Au fond d’œil, les stries apparaissent sous la forme de lignes profondes, irrégulières de couleur rouge-orangé ou brunâtre, à point de départ papillaire et de disposition radiaire se ­dispersant dans toutes les directions pour, le plus souvent, rejoindre la macula. Il est important de rechercher un PXE à l’interrogatoire.

Dans ce cas, il faudra rechercher au fond d’œil des éléments supplémentaires tels que des drusen du nerf optique (autofluorescence et échographie en mode B pour leur mise en évidence), un aspect granité et léopard en peau d’orange de la rétine (multiples ponctuations sombres marron-jaunâtre souvent localisées en temporo-maculaire). Dans certains cas, un examen attentif de la périphérie rétinienne peut mettre en ­évidence des queues de comète (petites lésions blanchâtres de la moyenne périphérie avec traînée blanchâtre à leur contact).

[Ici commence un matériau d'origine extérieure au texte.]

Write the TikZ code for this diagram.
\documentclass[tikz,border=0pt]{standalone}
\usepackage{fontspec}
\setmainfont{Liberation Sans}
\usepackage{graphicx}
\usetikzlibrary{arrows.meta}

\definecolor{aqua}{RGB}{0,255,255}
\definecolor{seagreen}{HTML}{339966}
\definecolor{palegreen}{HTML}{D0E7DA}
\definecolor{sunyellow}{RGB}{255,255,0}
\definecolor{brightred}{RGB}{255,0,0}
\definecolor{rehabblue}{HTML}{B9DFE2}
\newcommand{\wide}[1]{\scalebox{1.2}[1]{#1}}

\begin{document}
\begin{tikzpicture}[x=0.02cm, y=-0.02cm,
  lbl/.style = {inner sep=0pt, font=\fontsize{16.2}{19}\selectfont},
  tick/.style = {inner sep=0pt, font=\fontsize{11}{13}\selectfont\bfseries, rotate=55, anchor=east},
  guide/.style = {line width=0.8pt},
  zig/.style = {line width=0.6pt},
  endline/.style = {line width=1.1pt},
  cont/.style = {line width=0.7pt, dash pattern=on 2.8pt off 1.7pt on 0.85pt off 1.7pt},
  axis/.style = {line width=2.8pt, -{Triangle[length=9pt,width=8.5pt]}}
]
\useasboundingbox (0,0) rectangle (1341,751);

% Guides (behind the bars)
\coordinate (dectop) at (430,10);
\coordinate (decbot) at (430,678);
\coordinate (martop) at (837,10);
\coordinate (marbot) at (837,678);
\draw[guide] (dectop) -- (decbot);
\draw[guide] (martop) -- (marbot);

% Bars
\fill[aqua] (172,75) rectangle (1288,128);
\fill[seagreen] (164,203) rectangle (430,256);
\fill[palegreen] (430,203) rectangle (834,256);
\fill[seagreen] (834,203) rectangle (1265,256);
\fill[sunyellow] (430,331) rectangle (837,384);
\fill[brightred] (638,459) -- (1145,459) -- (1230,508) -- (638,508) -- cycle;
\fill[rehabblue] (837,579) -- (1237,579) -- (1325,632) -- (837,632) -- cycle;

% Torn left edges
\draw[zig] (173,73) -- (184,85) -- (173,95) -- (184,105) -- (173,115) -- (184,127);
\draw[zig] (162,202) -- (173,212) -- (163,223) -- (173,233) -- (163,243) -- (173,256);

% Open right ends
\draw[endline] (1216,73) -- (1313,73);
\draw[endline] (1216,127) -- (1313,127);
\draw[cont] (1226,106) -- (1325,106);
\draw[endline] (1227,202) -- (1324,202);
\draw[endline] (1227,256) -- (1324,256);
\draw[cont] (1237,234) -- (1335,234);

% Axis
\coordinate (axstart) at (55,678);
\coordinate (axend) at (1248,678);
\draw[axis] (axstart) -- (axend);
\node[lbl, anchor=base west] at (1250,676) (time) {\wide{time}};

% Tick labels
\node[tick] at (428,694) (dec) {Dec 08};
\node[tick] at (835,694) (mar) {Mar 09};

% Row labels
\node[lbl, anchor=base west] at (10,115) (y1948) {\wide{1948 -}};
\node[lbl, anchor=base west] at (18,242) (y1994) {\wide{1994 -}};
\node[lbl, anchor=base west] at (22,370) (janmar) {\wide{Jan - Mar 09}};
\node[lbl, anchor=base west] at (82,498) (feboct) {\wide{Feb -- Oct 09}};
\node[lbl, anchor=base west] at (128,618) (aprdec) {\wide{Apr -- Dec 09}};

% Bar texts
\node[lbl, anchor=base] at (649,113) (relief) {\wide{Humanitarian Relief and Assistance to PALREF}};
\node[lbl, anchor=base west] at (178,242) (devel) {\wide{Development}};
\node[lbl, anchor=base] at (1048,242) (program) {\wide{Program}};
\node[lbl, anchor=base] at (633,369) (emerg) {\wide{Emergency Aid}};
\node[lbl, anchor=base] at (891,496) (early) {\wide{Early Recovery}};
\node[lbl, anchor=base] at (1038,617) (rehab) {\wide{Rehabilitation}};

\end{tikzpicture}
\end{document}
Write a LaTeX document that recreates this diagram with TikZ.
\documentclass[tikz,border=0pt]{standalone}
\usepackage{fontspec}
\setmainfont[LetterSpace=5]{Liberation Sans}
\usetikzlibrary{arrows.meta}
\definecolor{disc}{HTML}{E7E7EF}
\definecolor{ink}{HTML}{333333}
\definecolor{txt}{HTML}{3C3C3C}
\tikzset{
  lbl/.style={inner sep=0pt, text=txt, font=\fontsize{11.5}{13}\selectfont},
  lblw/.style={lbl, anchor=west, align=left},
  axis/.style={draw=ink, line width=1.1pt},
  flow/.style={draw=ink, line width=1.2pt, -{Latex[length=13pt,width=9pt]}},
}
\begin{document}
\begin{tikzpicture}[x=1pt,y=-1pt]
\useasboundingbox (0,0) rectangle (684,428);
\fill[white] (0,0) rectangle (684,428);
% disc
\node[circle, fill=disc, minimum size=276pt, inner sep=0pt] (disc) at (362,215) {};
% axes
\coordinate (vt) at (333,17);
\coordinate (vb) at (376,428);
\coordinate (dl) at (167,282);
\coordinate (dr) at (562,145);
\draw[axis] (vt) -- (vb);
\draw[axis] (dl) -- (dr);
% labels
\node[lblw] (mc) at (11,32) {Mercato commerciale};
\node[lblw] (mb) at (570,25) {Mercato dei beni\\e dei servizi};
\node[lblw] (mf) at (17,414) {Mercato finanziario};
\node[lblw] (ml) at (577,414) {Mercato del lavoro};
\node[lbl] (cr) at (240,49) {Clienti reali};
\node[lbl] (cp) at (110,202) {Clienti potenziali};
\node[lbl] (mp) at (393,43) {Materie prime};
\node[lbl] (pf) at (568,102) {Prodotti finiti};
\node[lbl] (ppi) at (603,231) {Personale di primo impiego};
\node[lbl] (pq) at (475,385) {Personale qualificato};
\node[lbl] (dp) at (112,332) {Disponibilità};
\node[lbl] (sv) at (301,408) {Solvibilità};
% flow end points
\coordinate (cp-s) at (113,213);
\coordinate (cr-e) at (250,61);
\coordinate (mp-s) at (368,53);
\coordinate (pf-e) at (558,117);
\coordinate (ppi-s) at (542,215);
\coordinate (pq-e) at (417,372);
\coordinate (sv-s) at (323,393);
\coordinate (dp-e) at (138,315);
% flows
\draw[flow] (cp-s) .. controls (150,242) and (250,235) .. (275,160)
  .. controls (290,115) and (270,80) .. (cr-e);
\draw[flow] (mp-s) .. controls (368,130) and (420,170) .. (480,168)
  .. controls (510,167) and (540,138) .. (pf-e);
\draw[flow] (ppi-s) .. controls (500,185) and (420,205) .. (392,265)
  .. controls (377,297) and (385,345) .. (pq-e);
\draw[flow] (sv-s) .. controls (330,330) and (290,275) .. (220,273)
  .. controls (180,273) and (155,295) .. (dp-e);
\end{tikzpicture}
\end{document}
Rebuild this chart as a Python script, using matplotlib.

En angiographie à la fluorescéine, les stries apparaissent habituellement sous la forme de lésions homogènes hyperfluorescentes s’atténuant aux temps tardifs. L’aspect angiographique peut toutefois être variable en fonction de l’atrophie ou de l’hyperplasie de l’EP et de l’état de la choriocapillaire sous-jacente. En ICGA, les stries sont, dans la grande majorité des cas, hyperfluorescentes. L’OCT permet d’individualiser les multiples zones de rupture de la MB calcifiée, et surtout de détecter et d’assurer le suivi des néovaisseaux les compliquant.

 

Conclusion

Les stries angioïdes sont rares. Leur diagnostic doit conduire à la recherche d’un PXE et d’éventuelles complications cardiaques et/ou rénales. Sur le plan ophtalmologique, les stries angioïdes peuvent se compliquer d’une néovascularisation ­choroïdienne conduisant à un traitement par anti-VEGF. Lorsque ces néovaisseaux sont inactifs, c’est-à-dire qu’ils ne ­s’associent pas à des signes exsudatifs en OCT, un traitement n’est pas nécessaire, mais une autosurveillance associée à une surveillance ophtalmologique régulière est nécessaire.

A retenir
• Les stries angioïdes restent une pathologie rare mais à ne pas méconnaître.
• Il convient d’y penser devant un syndrome maculaire ou des néovaisseaux du sujet jeune de moins de 50 ans.
• Un examen du fond d’œil minutieux permet leur détection ainsi que celle des complications.
• Les stries angioïdes peuvent être isolées ou s’intégrer dans le cadre d’un syndrome à rechercher tel que : 
- le PXE avec des atteintes multiviscérales associées (cardiaque, rénale, dermatologique) ; ces patients sont à haut risque cardiovasculaire et nécessitent un suivi en médecine interne (occlusion vasculaire, HTA, artérite des membres inférieurs, infarctus du myocarde, AVC) ;
- la drépanocytose ;
- les thalassémies ;
- la maladie de Paget.
• En cas de néovaisseaux compliquant les stries angioïdes avec des signes exsudatifs à l’OCT, le traitement repose sur les injections intravitréennes d’anti-VEGF.